The snowclaw and solid member adaptors can be incorporated into several variations of popular snowboarding footwear. FIGS. 11A and 11B show both embodiments incorporated into a boot binder style of footwear popular with many snowboarders. In usage, the boot binder 22 would be removed along with the snowclaw 20A or solid member 20B adaptor, for walking. Boot binders 22 typically have a plurality of holes imparted into their bottoms for affixing to a snowboard. These same holes would be used to couple to the snowclaw 20A and solid member 20B adaptors, in a retro-fit fashion. In this manner a boot binder 22 could be converted to a step-in boot, for greater snowboarding convenience and safety.
FIGS. 12A and 12B show the snowclaw and solid members incorporated into a boot 106. In this design, the snowclaw 20A and solid members 20B are not retro-fit adaptors, but, instead, are manufactured integrally with boot 106. In this case, boot 106 may be a hard shell type, similar to a ski-boot, or a soft boot, of the type often favored by snowboarders.

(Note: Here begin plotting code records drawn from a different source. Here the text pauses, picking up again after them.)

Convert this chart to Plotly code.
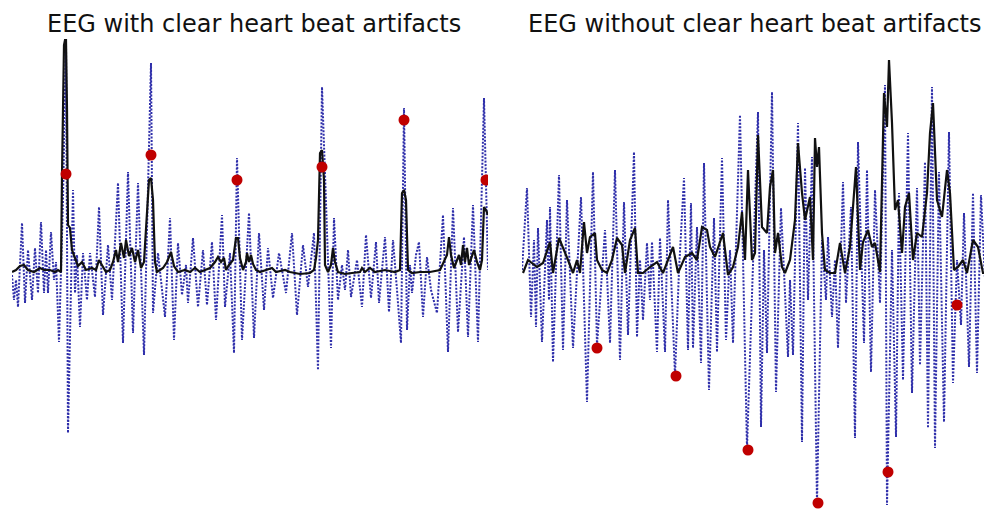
import plotly.graph_objects as go

# The page adds an 8px body margin, so the figure is drawn 8px smaller and
# all layout positions are expressed relative to that offset.
OFF = 8
W, H = 992 - OFF, 510 - OFF

# ---------------- Left panel: EEG with clear heart beat artifacts ----------------
# time (sample position) and amplitude (relative to baseline)
left_eeg_t = [12, 14, 16, 18, 22, 25, 28, 32, 35, 38, 41, 44, 46, 48, 51, 54, 56, 59, 63, 66,
              68, 71, 73, 75, 77, 80, 83, 87, 90, 95, 99, 103, 108, 112, 118, 123, 128, 133, 138, 144,
              151, 153, 158, 165, 170, 174, 178, 182, 186, 188, 193, 198, 203, 207, 212, 216, 222, 225, 230, 234,
              237, 242, 249, 254, 259, 264, 268, 273, 279, 286, 292, 297, 303, 308, 314, 318, 322, 331, 334, 338,
              342, 345, 348, 351, 357, 362, 366, 371, 376, 379, 385, 389, 393, 397, 401, 404, 407, 410, 412, 416,
              419, 423, 427, 431, 437, 443, 448, 453, 458, 464, 468, 473, 478, 484, 488]
left_eeg_y = [-3, -28, -8, -35, 49, -31, 22, -28, 24, -21, 50, -21, 22, -21, 40, -8, 10, -70, 72, 232,
              -161, -28, 82, -21, 17, -55, 19, -28, 19, -25, 65, -43, 27, -28, 89, -71, 100, -61, 89, -83,
              209, -41, 19, -45, 54, -68, 29, -23, 7, -31, 34, -35, 22, -33, 30, -48, 57, -35, 19, -81,
              114, -68, 59, -66, 39, -38, 24, -26, 19, -21, 39, -43, 27, -15, 39, -98, 185, -76, 54, -28,
              7, -18, 22, -25, 12, -35, 37, -26, 30, -31, 35, -40, 32, -18, -71, 164, -58, 7, -21, 17,
              30, -45, 15, -18, -41, 57, -80, 64, -60, 35, -65, 67, -70, 174, 2]

left_env_t = [12, 16, 20, 24, 28, 34, 40, 44, 50, 55, 58, 61, 62, 64, 65, 66, 67, 68, 70, 72,
              75, 78, 82, 86, 92, 96, 99, 102, 106, 110, 113, 116, 118, 121, 124, 126, 129, 132, 135, 138,
              141, 144, 147, 149, 151, 153, 155, 157, 160, 163, 167, 171, 174, 178, 185, 190, 195, 200, 205, 210,
              215, 218, 221, 224, 226, 229, 233, 236, 238, 240, 243, 246, 247, 249, 251, 253, 256, 260, 266, 272,
              276, 285, 290, 300, 310, 314, 316, 318, 320, 322, 324, 325, 328, 331, 333, 335, 338, 345, 352, 360,
              362, 365, 370, 375, 385, 395, 400, 402, 404, 406, 408, 412, 420, 430, 440, 444, 447, 449, 451, 454,
              456, 459, 461, 463, 465, 467, 469, 472, 474, 477, 480, 482, 484, 486, 488]
left_env_y = [0, 2, 6, 7, 2, 0, 4, 2, 2, 0, 2, 0, 97, 227, 232, 232, 162, 47, 44, 22,
              14, 6, 10, 2, 4, 2, 12, 7, 0, 2, 10, 22, 10, 29, 14, 32, 16, 24, 10, 22,
              4, 10, 57, 92, 94, 72, 10, 0, 2, 4, 10, 20, 6, 0, 2, 0, 4, 0, 2, 4,
              10, 15, 10, 14, 2, 7, 12, 34, 34, 14, 2, 10, 19, 10, 17, 8, 2, 0, 2, 4,
              0, 2, 0, -2, -1, 2, 14, 32, 119, 122, 92, 7, 0, 7, 24, 10, 0, -2, -1, 0,
              4, 0, 4, 0, 2, 0, 2, 79, 82, 72, 2, -1, 0, 0, 2, 10, 17, 35, 17, 4,
              10, 17, 7, 27, 10, 24, 7, 17, 22, 10, 2, 12, 65, 62, 57]

left_beat_t = [66, 151, 237, 322, 404, 486]
left_beat_y = [98, 117, 92, 105, 152, 92]

# ---------------- Right panel: EEG without clear heart beat artifacts ----------------
right_eeg_t = [522, 527, 531, 534, 536, 538, 542, 547, 549, 550, 553, 559, 563, 567, 573, 581, 587, 593, 597, 605,
               610, 615, 620, 624, 628, 634, 637, 640, 643, 647, 650, 652, 657, 660, 665, 668, 675, 679, 684, 688,
               691, 693, 697, 701, 704, 709, 714, 717, 722, 726, 730, 733, 740, 747, 758, 761, 764, 767, 772, 776,
               781, 788, 790, 793, 798, 802, 805, 808, 812, 817, 822, 826, 828, 832, 835, 838, 843, 846, 851, 855,
               858, 864, 867, 871, 875, 880, 885, 887, 892, 896, 899, 903, 908, 912, 917, 920, 925, 928, 932, 935,
               939, 944, 949, 953, 957, 961, 964, 969, 973, 977, 981, 985, 990]
right_eeg_y = [-2, 80, -49, 28, -59, 40, -74, 48, -32, 61, -94, 93, -82, 68, -80, 71, -134, 96, -77, 38,
               -75, 98, -92, 66, -67, 116, -69, 8, -52, 25, -32, 26, -84, 30, -84, 68, -107, -2, 90, -82,
               65, -80, 41, -95, 105, -122, 50, -84, 110, -72, 18, -75, 153, -180, 156, -159, 18, -85, 176, -124,
               60, -89, -12, -87, 145, -174, 100, -32, 111, -235, 28, -32, 31, -49, 8, -80, 86, -35, 61, -170,
               126, -75, 98, -104, 78, -35, 183, -237, 18, -169, 75, -112, 135, -125, 80, -97, 106, -160, 181, -180,
               96, -154, 136, -115, 8, -57, 55, -99, 75, -105, 73, -12, -22]

right_env_t = [523, 528, 537, 543, 550, 553, 559, 563, 568, 573, 577, 580, 584, 587, 590, 595, 597, 602, 607, 612,
               617, 622, 625, 630, 635, 638, 643, 650, 657, 663, 668, 673, 678, 685, 692, 697, 702, 707, 710, 715,
               723, 728, 733, 738, 742, 745, 748, 752, 755, 758, 762, 767, 770, 773, 775, 778, 782, 785, 790, 795,
               798, 802, 805, 810, 813, 815, 817, 819, 822, 825, 830, 835, 840, 845, 850, 856, 860, 863, 868, 872,
               875, 880, 884, 887, 889, 892, 895, 898, 902, 905, 909, 913, 917, 922, 927, 930, 933, 937, 942, 947,
               950, 954, 958, 963, 967, 973, 978, 983, 990]
right_env_y = [-5, 8, 1, 5, 26, -5, 30, 21, 8, -5, 8, -5, 46, 15, 31, 35, 8, -2, -5, 8,
               30, 23, -5, 28, 40, -5, -5, 1, 6, -5, 8, 21, -5, 11, 15, 8, 41, 38, 21, 11,
               35, -7, 1, 21, 56, 8, 98, 8, 15, 133, 41, 35, 81, 98, 15, 35, 1, -5, 8, 48,
               125, 75, 48, 71, 8, 130, 101, 121, 35, -2, -5, -5, 25, -5, 21, 101, -2, 26, 38, 21,
               25, -4, 175, 141, 208, 145, 58, 68, 15, 61, 75, 8, 35, 31, 75, 135, 165, 68, 51, 98,
               75, -2, 1, 8, -5, 28, 21, -5, -5]

right_beat_t = [597, 676, 748, 818, 888, 957]
right_beat_y = [-80, -108, -182, -235, -204, -37]

titles = ["EEG with clear heart beat artifacts", "EEG without clear heart beat artifacts"]

BLUE = "#2e2eaa"
RED = "#c00000"

fig = go.Figure()

def add_panel(t, eeg_t, eeg_y, env_t, env_y, beat_t, beat_y, xa, ya):
    fig.add_trace(go.Scatter(x=[v - t for v in eeg_t], y=eeg_y, mode="lines",
                             line=dict(color=BLUE, width=2, dash="2px,1.5px"),
                             xaxis=xa, yaxis=ya, hoverinfo="skip"))
    fig.add_trace(go.Scatter(x=[v - t for v in env_t], y=env_y, mode="lines",
                             line=dict(color="#111111", width=2.2),
                             xaxis=xa, yaxis=ya, hoverinfo="skip"))
    fig.add_trace(go.Scatter(x=[v - t for v in beat_t], y=beat_y, mode="markers",
                             marker=dict(color=RED, size=11),
                             xaxis=xa, yaxis=ya, hoverinfo="skip"))

add_panel(12, left_eeg_t, left_eeg_y, left_env_t, left_env_y, left_beat_t, left_beat_y, "x", "y")
add_panel(522, right_eeg_t, right_eeg_y, right_env_t, right_env_y, right_beat_t, right_beat_y, "x2", "y2")

def px_x(p):
    return (p - OFF) / W

def px_y(p):
    return 1 - (p - OFF) / H

hidden = dict(visible=False, showgrid=False, zeroline=False, fixedrange=True)
fig.update_layout(
    width=W, height=H,
    margin=dict(l=0, r=0, t=0, b=0),
    paper_bgcolor="white", plot_bgcolor="rgba(0,0,0,0)",
    showlegend=False,
    xaxis=dict(domain=[px_x(12), px_x(488)], range=[0, 476], **hidden),
    yaxis=dict(domain=[0, 1], range=[-238, 264], **hidden),
    xaxis2=dict(domain=[px_x(522), 1], range=[0, 470], anchor="y2", **hidden),
    yaxis2=dict(domain=[0, 1], range=[-242, 260], anchor="x2", **hidden),
    annotations=[
        dict(text=titles[0], x=px_x(253.5), y=px_y(24), xref="paper", yref="paper",
             xanchor="center", yanchor="middle", showarrow=False,
             font=dict(family="DejaVu Sans", size=24, color="#111111")),
        dict(text=titles[1], x=px_x(755), y=px_y(24), xref="paper", yref="paper",
             xanchor="center", yanchor="middle", showarrow=False,
             font=dict(family="DejaVu Sans", size=24, color="#111111")),
    ],
)

fig.write_html("out.html")
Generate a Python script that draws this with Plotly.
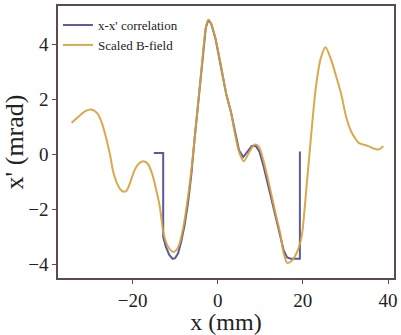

Accordingly, it will be seen that this invention provides a quick-release, step-in binding system for retro-fitting to boot binders. This binding system imparts a level of snowboarding safety to boot binders not heretofore seen.
Although the description above contains many specificities, these should not be construed as limiting the scope of the invention but as merely providing illustrations of some of the presently preferred embodiments of this invention. Thus the scope of this invention should be determined by the appended claims and their legal equivalents.